Catalogue > Europe > Albania
Albania
The climbing here is spread out and very young – but every crag we visited felt thoughtfully developed with something special to offer.
In many ways linguistically and culturally distinct from its Balkan neighbours, learning about Albanian history felt accessible and extremely worthwhile.
Topos and other Climbing Resources
27 Crags – topos are created by the community who are actively developing and maintaining Albanian crags. By signing up to access the topos, money goes back to the topo creators and the community.
Rock Climbing in Albania – Facebook group.
Climbing Albania – website providing a nice overview, however we found the most up-to-date sources of info to be from 27 Crags and the Facebook group.
The Crag – always worth a look for any useful comments, latest logs etc.
I always find the country summaries on Climb Europe helpful – the Albania page is no exception, however it does focus on crags around the capital Tirana. It only makes a brief mention of Gjipe and misses Petrela and Gjinkar near Langarica Canyon – and all three of these are prime family crags.
Van-Life Logistics
Roads are variable in condition with a lot of active roadworks – so improving all the time. We made sure to read the latest park4night and google reviews for places we wanted to visit for most recent comments. Don’t be surprised if Google maps is a bit out of date (especially in Tirana) and watch out for changes in road conditions quite suddenly. Local drivers often drive fast in the middle of the road towards you but they do pull over in time!
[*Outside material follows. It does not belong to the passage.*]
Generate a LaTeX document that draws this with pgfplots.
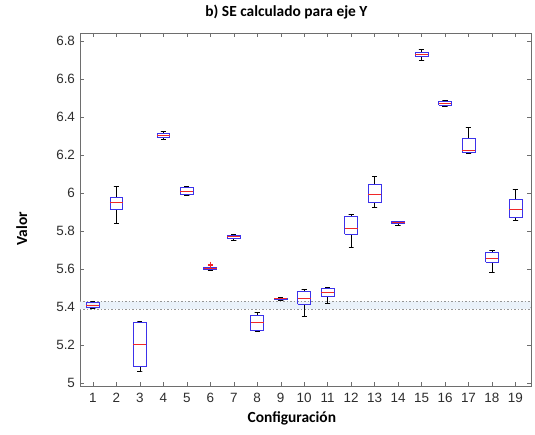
\documentclass[border=0pt]{standalone}
\usepackage{fontspec}
\setmainfont{Carlito}
\newfontfamily\arialf{Liberation Sans}
\usepackage{pgfplots}
\pgfplotsset{compat=1.18}
\definecolor{axgray}{RGB}{110,110,110}
\definecolor{txtgray}{RGB}{45,45,45}
\definecolor{bandblue}{RGB}{234,242,250}
\definecolor{bandline}{RGB}{150,150,150}
\definecolor{mblue}{RGB}{60,50,235}
\definecolor{mred}{RGB}{240,40,40}
\begin{document}
\begin{tikzpicture}
\useasboundingbox (-80bp,-49bp) rectangle (455bp,386bp);
\begin{axis}[
 scale only axis, width=450.7bp, height=353bp,
 at={(0,0)}, anchor=south west,
 xmin=0.45, xmax=19.65, ymin=4.984, ymax=6.842,
 xtick={1,...,19}, ytick={5,5.2,5.4,5.6,5.8,6,6.2,6.4,6.6,6.8},
 tick align=inside, major tick length=4bp,
 axis line style={axgray}, tick style={axgray, thin},
 ticklabel style={font=\arialf\fontsize{13.5}{15}\selectfont, text=txtgray},
 /pgf/number format/assume math mode=true,
 xticklabel style={yshift=-4bp},
 yticklabel style={xshift=-1.5bp},
 title={b) SE calculado para eje Y},
 title style={font=\bfseries\fontsize{15.5}{17}\selectfont, at={(axis description cs:0.458,1)}, anchor=south, yshift=4bp},
 xlabel={Configuración},
 xlabel style={font=\bfseries\fontsize{15.5}{17}\selectfont, at={(axis description cs:0.47,-0.093)}, anchor=center},
 ylabel={Valor},
 ylabel style={font=\bfseries\fontsize{15.5}{17}\selectfont, at={(axis description cs:-0.129,0.445)}, anchor=center},
 unbounded coords=jump,
]
% reference band
\addplot[draw=none, fill=bandblue] coordinates {(0.45,5.39) (19.65,5.39) (19.65,5.43) (0.45,5.43) (0.45,5.39)};
\addplot[bandline, dash pattern=on 1.5bp off 2bp, line width=0.6bp] coordinates {(0.45,5.39) (19.65,5.39)};
\addplot[bandline, dash pattern=on 1.5bp off 2bp, line width=0.6bp] coordinates {(0.45,5.43) (19.65,5.43)};
% whiskers and caps (lower whisker, Q1, Q3, upper whisker)
\addplot[black, line width=0.6bp] coordinates {
(0.89,5.395)(1.11,5.395)(1,5.395)(1,5.400)(1,nan)(1,5.425)(1,5.430)(0.89,5.430)(1.11,5.430)(1,nan)
(1.89,5.840)(2.11,5.840)(2,5.840)(2,5.915)(2,nan)(2,5.975)(2,6.035)(1.89,6.035)(2.11,6.035)(2,nan)
(2.89,5.063)(3.11,5.063)(3,5.063)(3,5.085)(3,nan)(3,5.320)(3,5.325)(2.89,5.325)(3.11,5.325)(3,nan)
(3.89,6.283)(4.11,6.283)(4,6.283)(4,6.293)(4,nan)(4,6.315)(4,6.325)(3.89,6.325)(4.11,6.325)(4,nan)
(4.89,5.990)(5.11,5.990)(5,5.990)(5,5.995)(5,nan)(5,6.028)(5,6.035)(4.89,6.035)(5.11,6.035)(5,nan)
(5.89,5.593)(6.11,5.593)(6,5.593)(6,5.597)(6,nan)(6,5.607)(6,5.610)(5.89,5.610)(6.11,5.610)(6,nan)
(6.89,5.752)(7.11,5.752)(7,5.752)(7,5.760)(7,nan)(7,5.778)(7,5.782)(6.89,5.782)(7.11,5.782)(7,nan)
(7.89,5.272)(8.11,5.272)(8,5.272)(8,5.276)(8,nan)(8,5.357)(8,5.370)(7.89,5.370)(8.11,5.370)(8,nan)
(8.89,5.437)(9.11,5.437)(9,5.437)(9,5.439)(9,nan)(9,5.447)(9,5.449)(8.89,5.449)(9.11,5.449)(9,nan)
(9.89,5.350)(10.11,5.350)(10,5.350)(10,5.415)(10,nan)(10,5.480)(10,5.495)(9.89,5.495)(10.11,5.495)(10,nan)
(10.89,5.420)(11.11,5.420)(11,5.420)(11,5.458)(11,nan)(11,5.497)(11,5.505)(10.89,5.505)(11.11,5.505)(11,nan)
(11.89,5.715)(12.11,5.715)(12,5.715)(12,5.783)(12,nan)(12,5.875)(12,5.888)(11.89,5.888)(12.11,5.888)(12,nan)
(12.89,5.922)(13.11,5.922)(13,5.922)(13,5.950)(13,nan)(13,6.045)(13,6.090)(12.89,6.090)(13.11,6.090)(13,nan)
(13.89,5.832)(14.11,5.832)(14,5.832)(14,5.838)(14,nan)(14,5.849)(14,5.853)(13.89,5.853)(14.11,5.853)(14,nan)
(14.89,6.700)(15.11,6.700)(15,6.700)(15,6.717)(15,nan)(15,6.740)(15,6.757)(14.89,6.757)(15.11,6.757)(15,nan)
(15.89,6.455)(16.11,6.455)(16,6.455)(16,6.463)(16,nan)(16,6.480)(16,6.488)(15.89,6.488)(16.11,6.488)(16,nan)
(16.89,6.210)(17.11,6.210)(17,6.210)(17,6.215)(17,nan)(17,6.290)(17,6.345)(16.89,6.345)(17.11,6.345)(17,nan)
(17.89,5.585)(18.11,5.585)(18,5.585)(18,5.635)(18,nan)(18,5.690)(18,5.700)(17.89,5.700)(18.11,5.700)(18,nan)
(18.89,5.854)(19.11,5.854)(19,5.854)(19,5.872)(19,nan)(19,5.967)(19,6.018)(18.89,6.018)(19.11,6.018)
};
% boxes (Q1 to Q3)
\addplot[mblue, line width=0.7bp] coordinates {
(0.725,5.400)(1.275,5.400)(1.275,5.425)(0.725,5.425)(0.725,5.400)(1,nan)
(1.725,5.915)(2.275,5.915)(2.275,5.975)(1.725,5.975)(1.725,5.915)(2,nan)
(2.725,5.085)(3.275,5.085)(3.275,5.320)(2.725,5.320)(2.725,5.085)(3,nan)
(3.725,6.293)(4.275,6.293)(4.275,6.315)(3.725,6.315)(3.725,6.293)(4,nan)
(4.725,5.995)(5.275,5.995)(5.275,6.028)(4.725,6.028)(4.725,5.995)(5,nan)
(5.725,5.597)(6.275,5.597)(6.275,5.607)(5.725,5.607)(5.725,5.597)(6,nan)
(6.725,5.760)(7.275,5.760)(7.275,5.778)(6.725,5.778)(6.725,5.760)(7,nan)
(7.725,5.276)(8.275,5.276)(8.275,5.357)(7.725,5.357)(7.725,5.276)(8,nan)
(8.725,5.439)(9.275,5.439)(9.275,5.447)(8.725,5.447)(8.725,5.439)(9,nan)
(9.725,5.415)(10.275,5.415)(10.275,5.480)(9.725,5.480)(9.725,5.415)(10,nan)
(10.725,5.458)(11.275,5.458)(11.275,5.497)(10.725,5.497)(10.725,5.458)(11,nan)
(11.725,5.783)(12.275,5.783)(12.275,5.875)(11.725,5.875)(11.725,5.783)(12,nan)
(12.725,5.950)(13.275,5.950)(13.275,6.045)(12.725,6.045)(12.725,5.950)(13,nan)
(13.725,5.838)(14.275,5.838)(14.275,5.849)(13.725,5.849)(13.725,5.838)(14,nan)
(14.725,6.717)(15.275,6.717)(15.275,6.740)(14.725,6.740)(14.725,6.717)(15,nan)
(15.725,6.463)(16.275,6.463)(16.275,6.480)(15.725,6.480)(15.725,6.463)(16,nan)
(16.725,6.215)(17.275,6.215)(17.275,6.290)(16.725,6.290)(16.725,6.215)(17,nan)
(17.725,5.635)(18.275,5.635)(18.275,5.690)(17.725,5.690)(17.725,5.635)(18,nan)
(18.725,5.872)(19.275,5.872)(19.275,5.967)(18.725,5.967)(18.725,5.872)
};
% medians
\addplot[mred, line width=0.7bp] coordinates {
(0.725,5.410)(1.275,5.410)(1,nan)
(1.725,5.950)(2.275,5.950)(2,nan)
(2.725,5.205)(3.275,5.205)(3,nan)
(3.725,6.303)(4.275,6.303)(4,nan)
(4.725,6.010)(5.275,6.010)(5,nan)
(5.725,5.602)(6.275,5.602)(6,nan)
(6.725,5.770)(7.275,5.770)(7,nan)
(7.725,5.318)(8.275,5.318)(8,nan)
(8.725,5.443)(9.275,5.443)(9,nan)
(9.725,5.445)(10.275,5.445)(10,nan)
(10.725,5.477)(11.275,5.477)(11,nan)
(11.725,5.815)(12.275,5.815)(12,nan)
(12.725,5.993)(13.275,5.993)(13,nan)
(13.725,5.843)(14.275,5.843)(14,nan)
(14.725,6.728)(15.275,6.728)(15,nan)
(15.725,6.472)(16.275,6.472)(16,nan)
(16.725,6.225)(17.275,6.225)(17,nan)
(17.725,5.655)(18.275,5.655)(18,nan)
(18.725,5.916)(19.275,5.916)
};
% outliers
\addplot[only marks, mark=+, mred, mark size=2.5bp, line width=0.6bp] coordinates {(6,5.618) (6,5.626)};
\end{axis}
\end{tikzpicture}
\end{document}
Camping park4night was (as always) a great resource and we mixed it up between free camping and private sites. The latter felt well-worth it where they were usually small businesses – often where you could also get a good meal, meet locals and contribute to the local economy. We needed to plan a bit strategically for services, especially black water where availability could be sporadic.
Beyond Climbing
- Theth: new road to get there (windy and narrow but all tarmac) and an amazing destination.
- Blue eye lake walk deservedly popular, make sure you check out the rose-coloured rocks at the start.
- Pop-by the lock-in house, super interesting way to get closer to the culture and history of blood feuds.
- We parked overnight in the garden of a guesthouse and ate the most amazing food – Gurra Family Restaurant.
- Bar Ledh: free camping at a beach bar owned by a wonderful family who have created a little oasis.
- Berat: getting lost on the old town streets, learning about its multi-cultural history, this would be our pick of the historical towns we visited. Kruje and Gjirokaster also had well-curated museums as well centred around medieval castles.
- Tirana: Bunkart and the cable car was a good day out – noting that Tirana driving was probably the hairiest we had!
- Butrint: a worthwhile stop – scattered archaeological ruins since the Hellenistic period in a concentrated beautiful setting. We couldn’t work out the attraction of Ksamil, perhaps driving a big vehicle did not help!
- Orikum: we were just passing through but parking-up on the beach here was super easy and nice.
- Osumi canyon: it was a long return-drive to get here but we did have a magical time at the canyon making mud-art, enjoying the water and exploring the canyon. With an appropriate vehicle you can take a connecting gravel road to Permet which could make it more worthwhile – it looked like a scenic option if for the conditions.